Iván de la Nuez
Que la unanimidad es un dispositivo falso es algo que saben hasta sus propios beneficiarios. Que es una mentira que ahoga la verdad entre aclamaciones es algo que nadie con sentido común sería capaz de negar. Que es la antítesis de la democracia y de la naturaleza humana (humanidad no es unanimidad) no creo que pueda discutirse. Y que es una estafa concertada ya son muy pocos los que lo ponen en duda.
Decir esto es repetir obviedades, insistir sobre lo que sabe cualquiera, ponerse el traje de ese Perogrullo que todos llevamos dentro.

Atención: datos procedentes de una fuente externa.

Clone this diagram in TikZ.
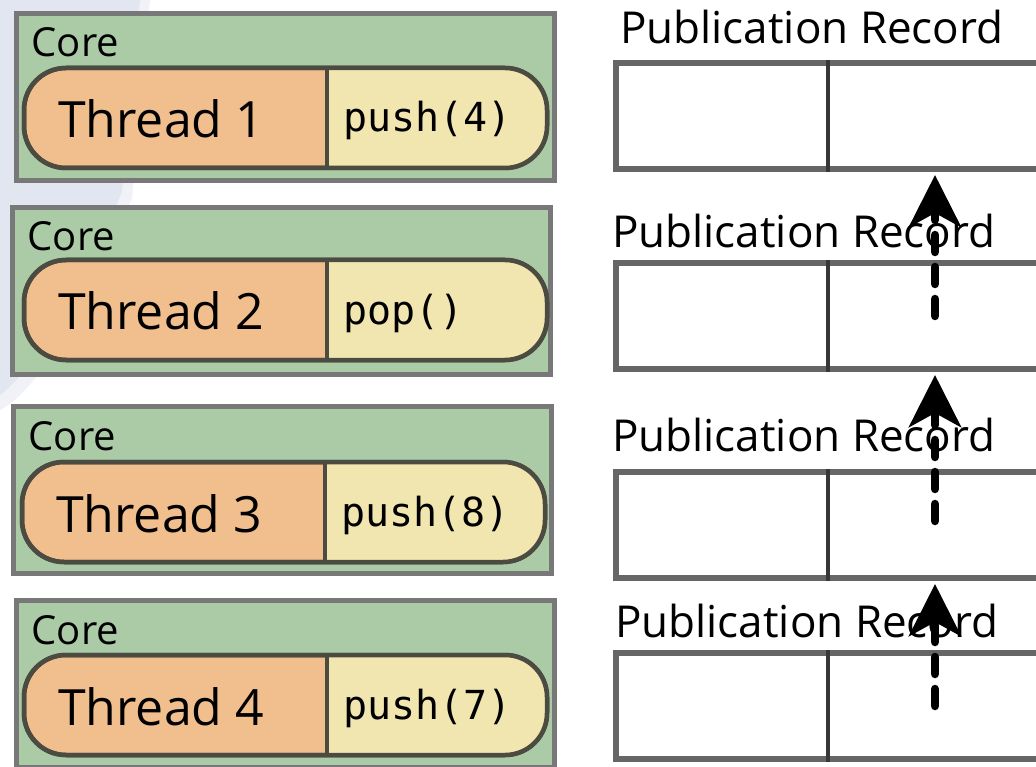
\documentclass[tikz,border=0pt]{standalone}
\usepackage{fontspec}
\setmainfont{Open Sans}
\setmonofont{DejaVu Sans Mono}
\usetikzlibrary{arrows.meta}
\definecolor{blob}{RGB}{226,230,240}
\definecolor{corefill}{RGB}{170,203,166}
\definecolor{coredraw}{RGB}{120,120,120}
\definecolor{thrfill}{RGB}{241,190,142}
\definecolor{opfill}{RGB}{242,230,176}
\definecolor{pilldraw}{RGB}{75,75,65}
\definecolor{recdraw}{RGB}{102,102,102}
\definecolor{divdraw}{RGB}{55,55,55}
\tikzset{
  corebox/.style={draw=coredraw, fill=corefill, line width=5pt, minimum width=538pt, minimum height=167pt, inner sep=0pt, outer sep=0pt, anchor=north west},
  pill/.style={draw=pilldraw, fill=thrfill, line width=4.5pt, rounded corners=42pt, minimum width=523pt, minimum height=100pt, inner sep=0pt, outer sep=0pt, anchor=north west},
  pillline/.style={draw=pilldraw, line width=4.5pt, rounded corners=42pt},
  divline/.style={draw=pilldraw, line width=4pt},
  corelabel/.style={anchor=base west, inner sep=0pt, font=\fontsize{40}{40}\selectfont},
  thrlabel/.style={anchor=base west, inner sep=0pt, font=\fontsize{50}{50}\selectfont},
  oplabel/.style={anchor=base west, inner sep=0pt, font=\fontsize{40}{40}\selectfont\ttfamily},
  reclabel/.style={anchor=base west, inner sep=0pt, font=\fontsize{44}{44}\selectfont},
  recbox/.style={draw=recdraw, line width=6pt, fill=white, minimum width=430pt, minimum height=106pt, inner sep=0pt, outer sep=0pt, anchor=north west},
  recdiv/.style={draw=divdraw, line width=4pt},
  flow/.style={line width=8.5pt, dash pattern=on 17pt off 15pt, line cap=round, -{Stealth[length=52pt, width=52pt, inset=14pt]}}
}
\begin{document}
\begin{tikzpicture}[x=1pt,y=-1pt]
\useasboundingbox (0,0) rectangle (1036,767);
\clip (0,0) rectangle (1036,767);
\fill[blob, opacity=0.5] (0,0) -- (150,0) -- (132,198) .. controls (90,300) and (40,390) .. (0,410) -- cycle;
\fill[blob] (0,0) -- (140,0) -- (122,192) .. controls (80,290) and (30,375) .. (0,395) -- cycle;

\foreach \i/\cx/\cy/\px/\py/\thr/\op in {
  1/16.5/13.5/24/68/Thread 1/push(4),
  2/12.5/207.5/24/260/Thread 2/pop(),
  3/13.5/406.5/22/462/Thread 3/push(8),
  4/16.5/600.5/24/655/Thread 4/push(7)}{
  \node[corebox] (c\i) at (\cx,\cy) {};
  \node[corelabel] (cl\i) at ([shift={(15,43.5)}]c\i.north west) {Core};
  \node[pill] (t\i) at (\px,\py) {};
  \begin{scope}
    \clip[rounded corners=42pt] (t\i.north west) rectangle (t\i.south east);
    \fill[opfill] ([xshift=303pt]t\i.north west) rectangle ([xshift=10pt]t\i.south east);
  \end{scope}
  \draw[pillline] (t\i.north west) rectangle (t\i.south east);
  \draw[divline] ([xshift=303pt]t\i.north west) -- ([xshift=303pt]t\i.south west);
  \node[thrlabel] (tl\i) at ([shift={(34,70)}]t\i.north west) {\thr};
  \node[oplabel] (op\i) at ([shift={(319,64)}]t\i.north west) {\op};
}

\foreach \i/\ry/\lx/\ly in {1/63/620/44, 2/263/612/248, 3/472/612/451, 4/653/615/637}{
  \node[reclabel] (l\i) at (\lx,\ly) {Publication Record};
  \node[recbox] (r\i) at (616,\ry) {};
  \draw[recdiv] ([xshift=212pt,yshift=3pt]r\i.north west) -- ([xshift=212pt,yshift=-3pt]r\i.south west);
}

\coordinate (s1) at (935,316);
\coordinate (s2) at (935,521);
\coordinate (s3) at (935,706);
\draw[flow] (s1) -- ([yshift=-6pt]s1 |- r1.south);
\draw[flow] (s2) -- ([yshift=-6pt]s2 |- r2.south);
\draw[flow] (s3) -- ([yshift=-6pt]s3 |- r3.south);
\end{tikzpicture}
\end{document}
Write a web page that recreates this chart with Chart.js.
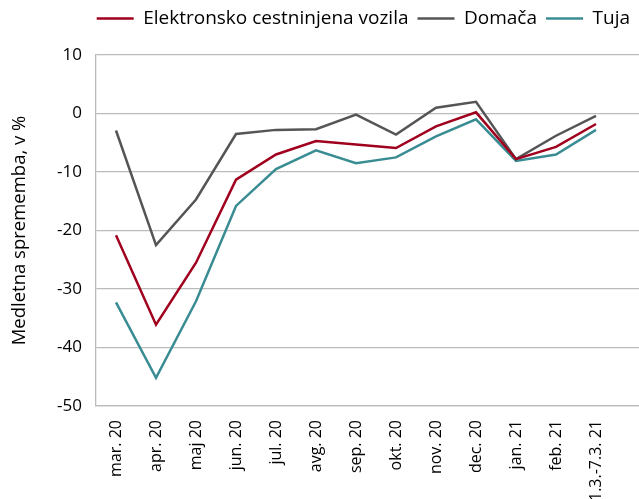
<!DOCTYPE html>
<html>
<head>
<meta charset="utf-8">
<script src="https://cdn.jsdelivr.net/npm/chart.js@4/dist/chart.umd.min.js"></script>
<style>
  html, body { margin: 0; padding: 0; background: #fff; overflow: hidden; }
  #wrap { width: 639px; height: 499px; }
</style>
</head>
<body>
<div id="wrap"><canvas id="chart" width="639" height="499"></canvas></div>
<script>
// ===============================
// DATA
// ===============================
const labels = ["mar. 20", "apr. 20", "maj 20", "jun. 20", "jul. 20", "avg. 20", "sep. 20",
  "okt. 20", "nov. 20", "dec. 20", "jan. 21", "feb. 21", "1.3.-7.3. 21"];

const elektronsko = [-20.8, -36.1, -25.5, -11.3, -7.0, -4.7, -5.3, -5.9, -2.2, 0.2, -7.8, -5.7, -1.8];
const domaca = [-2.9, -22.5, -14.7, -3.5, -2.8, -2.7, -0.2, -3.6, 1.0, 2.0, -7.8, -3.8, -0.4];
const tuja = [-32.3, -45.2, -32.1, -15.8, -9.5, -6.3, -8.5, -7.5, -3.9, -1.0, -8.1, -7.0, -2.8];

const yTicks = [10, 0, -10, -20, -30, -40, -50];

const FONT = "'Open Sans', sans-serif";

function toPoints(arr) {
  return arr.map((v, i) => ({ x: i, y: v }));
}

function lineSet(label, data, color) {
  return {
    label: label,
    data: toPoints(data),
    borderColor: color,
    backgroundColor: color,
    borderWidth: 2.5,
    pointRadius: 0,
    tension: 0
  };
}

// legend box height fixed so the plot starts where it does in the original
const legendHeight = {
  id: "legendHeight",
  beforeInit(chart) {
    const fit = chart.legend.fit;
    chart.legend.fit = function () {
      fit.bind(chart.legend)();
      this.height = 55;
    };
  }
};

// ===============================
// CHART
// ===============================
const ctx = document.getElementById("chart").getContext("2d");

new Chart(ctx, {
  type: "line",
  data: {
    datasets: [
      lineSet("Elektronsko cestninjena vozila", elektronsko, "#a0001e"),
      lineSet("Domača", domaca, "#555555"),
      lineSet("Tuja", tuja, "#3a8c93")
    ]
  },
  plugins: [legendHeight],
  options: {
    responsive: false,
    animation: false,
    layout: { padding: 0 },
    plugins: {
      tooltip: { enabled: false },
      legend: {
        position: "top",
        align: "end",
        labels: {
          usePointStyle: true,
          pointStyle: "line",
          pointStyleWidth: 37,
          padding: 9,
          color: "#000",
          font: { family: FONT, size: 19 }
        }
      }
    },
    scales: {
      x: {
        type: "linear",
        min: -0.5,
        max: 13.075,
        afterBuildTicks: (scale) => {
          scale.ticks = labels.map((_, i) => ({ value: i }));
        },
        afterFit: (scale) => { scale.height = 93; },
        grid: { display: false },
        border: { display: true, color: "#bbbbbb", width: 1.3 },
        ticks: {
          autoSkip: false,
          maxRotation: 90,
          minRotation: 90,
          padding: 6,
          color: "#000",
          font: { family: FONT, size: 16 },
          callback: (v) => labels[v]
        }
      },
      y: {
        min: -50,
        max: 10,
        afterBuildTicks: (scale) => {
          scale.ticks = yTicks.map(v => ({ value: v }));
        },
        afterFit: (scale) => { scale.width = 96; },
        grid: { color: "#bbbbbb", lineWidth: 1.3, drawTicks: false },
        border: { display: true, color: "#bbbbbb", width: 1.3 },
        ticks: {
          padding: 14,
          color: "#000",
          font: { family: FONT, size: 17 }
        },
        title: {
          display: true,
          text: "Medletna sprememba, v %",
          color: "#000",
          padding: { top: 9, bottom: 0 },
          font: { family: FONT, size: 18.5 }
        }
      }
    }
  }
});
</script>
</body>
</html>
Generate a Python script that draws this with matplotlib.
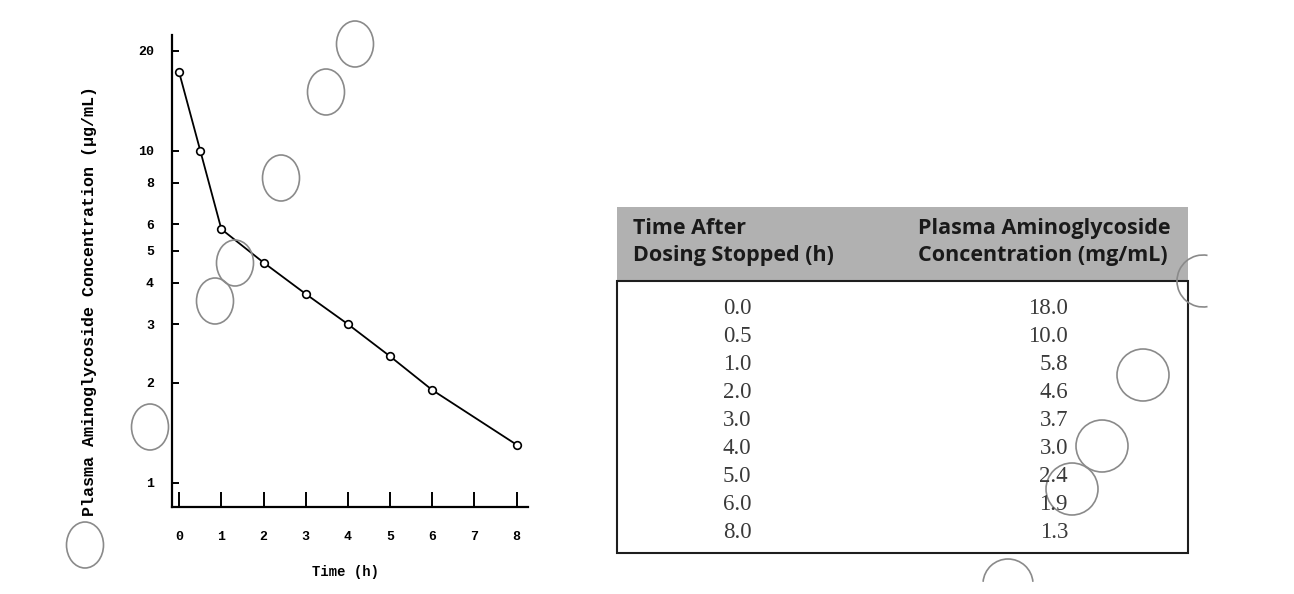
import matplotlib
matplotlib.use("Agg")
import matplotlib.pyplot as plt
from matplotlib.patches import Ellipse, Arc, Rectangle

# --- data ---
time_h = [0.0, 0.5, 1.0, 2.0, 3.0, 4.0, 5.0, 6.0, 8.0]
conc_plot = [17.2, 10.0, 5.8, 4.6, 3.7, 3.0, 2.4, 1.9, 1.3]   # as drawn on the graph
conc_table = [18.0, 10.0, 5.8, 4.6, 3.7, 3.0, 2.4, 1.9, 1.3]  # as listed in the table
x_ticks = [0, 1, 2, 3, 4, 5, 6, 7, 8]
y_ticks = [1, 2, 3, 4, 5, 6, 8, 10, 20]
table_header = ["Time After\nDosing Stopped (h)",
                "Plasma Aminoglycoside\nConcentration (mg/mL)"]

W, H = 1294, 594
fig = plt.figure(figsize=(W / 100, H / 100), dpi=100)
mono = "Liberation Mono"

# --- semilog plot ---
ax = fig.add_axes([172 / W, 1 - 507 / H, 356 / W, 472 / H])
ax.plot(time_h, conc_plot, color="black", lw=1.3, marker="o", ms=5.5,
        mfc="white", mec="black", mew=1.2)
ax.set_yscale("log")
ax.set_xlim(-0.17, 8.27)
ax.set_ylim(0.844, 22.3)
ax.set_xticks(x_ticks)
ax.set_xticklabels([str(v) for v in x_ticks])
ax.set_yticks(y_ticks)
ax.set_yticklabels([str(v) for v in y_ticks])
ax.minorticks_off()
ax.spines["top"].set_visible(False)
ax.spines["right"].set_visible(False)
for s in ("left", "bottom"):
    ax.spines[s].set_linewidth(1.6)
ax.tick_params(axis="x", direction="in", length=11, width=1.4, pad=17)
ax.tick_params(axis="y", direction="in", length=5, width=1.4, pad=13)
for lab in ax.get_xticklabels() + ax.get_yticklabels():
    lab.set_family(mono)
    lab.set_fontweight("bold")
    lab.set_fontsize(9.5)
fig.text(345 / W, 1 - 572 / H, "Time (h)", family=mono, weight="bold",
         fontsize=10, ha="center", va="center")
fig.text(90 / W, 1 - 301 / H, "Plasma Aminoglycoside Concentration (\u03bcg/mL)",
         family=mono, weight="bold", fontsize=12, rotation=90,
         ha="center", va="center")

# --- overlay in pixel coordinates: table and stray circles ---
ov = fig.add_axes([0, 0, 1, 1], facecolor="none")
ov.set_xlim(0, W)
ov.set_ylim(H, 0)
ov.axis("off")

tx0, tx1, ty0, ty_head, ty1 = 617, 1188, 207, 281, 553
ov.add_patch(Rectangle((tx0, ty0), tx1 - tx0, ty_head - ty0,
                       facecolor="#b1b1b1", edgecolor="none"))
ov.add_patch(Rectangle((tx0, ty_head), tx1 - tx0, ty1 - ty_head,
                       facecolor="white", edgecolor="#1e1e1e", lw=1.5))
head_style = dict(family="Open Sans", weight="bold", fontsize=15.5,
                  va="center", linespacing=1.4, color="#1a1a1a")
ov.text(633, 242, table_header[0], ha="left", **head_style)
ov.text(918, 242, table_header[1], ha="left", **head_style)
row_y0, row_step = 309, 28
for i, (t, c) in enumerate(zip(time_h, conc_table)):
    y = row_y0 + i * row_step
    ov.text(737, y, f"{t:.1f}", family="Liberation Serif", fontsize=16.5,
            ha="center", va="center", color="#3a3a3a")
    ov.text(1068, y, f"{c:.1f}", family="Liberation Serif", fontsize=16.5,
            ha="right", va="center", color="#3a3a3a")

ring = dict(fill=False, ec="#8a8a8a", lw=1.2)
for cx, cy in [(355, 44), (326, 92), (281, 178), (235, 263), (215, 301),
               (150, 427), (85, 545)]:
    ov.add_patch(Ellipse((cx, cy), 37, 46, **ring))
for cx, cy in [(1143, 375), (1102, 446), (1072, 489)]:
    ov.add_patch(Ellipse((cx, cy), 52, 52, **ring))
ov.add_patch(Arc((1203, 281), 52, 52, theta1=80, theta2=280, ec="#8a8a8a", lw=1.2))
ov.add_patch(Arc((1008, 584), 50, 50, theta1=185, theta2=355, ec="#8a8a8a", lw=1.2))

fig.savefig("out.png", dpi=100)
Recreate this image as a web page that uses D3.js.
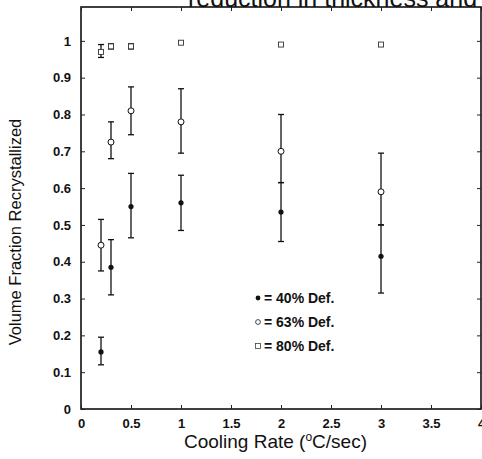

Es aquí donde cabría añadir algo menos evidente: la unanimidad acaba convirtiéndose en el talón de Aquiles de sus usufructuarios, un caballo de Troya (sigamos homéricos) en el interior mismo de sus proyectos.
En el caso de la política, la unanimidad puede ser rentable a corto o incluso medio plazo, pero mortal en tiempos más largos. Es, como el viejo dicho, “pan para hoy y hambre para mañana”. Sólo que ese “mañana” puede ser sangriento.
La unanimidad es un “sálvese quien pueda” disfrazado de tranquilidad.
Pero, sobre todas las cosas, la unanimidad se comporta como una utopía para mundos sin conflictos. Esto es: para mundos que no están en éste.
El problema de los partidos unanimistas (que son casi todos en su funcionamiento interno) es que no ahorran capital político para tiempos peores. Cuando les va bien, despilfarran sus caudales en ese aplauso narcisista que le tapa las ventanas de diálogo con posibles aliados. Con aquellos que estarían dispuestos a separar sus diferencias en aras de un bien común, de una defensa común, de una sociedad cuyo tesoro común es, precisamente, su diferencia.
Llegado ese momento crítico, los unanimistas pierden sus apoyos posibles y, al mismo tiempo, no tienen suficiente con los apoyos de siempre. Es entonces (en la paz y en la guerra, en Cuba y el Congo, en Venezuela y España, en México y Albania) cuando se desploma su proyecto.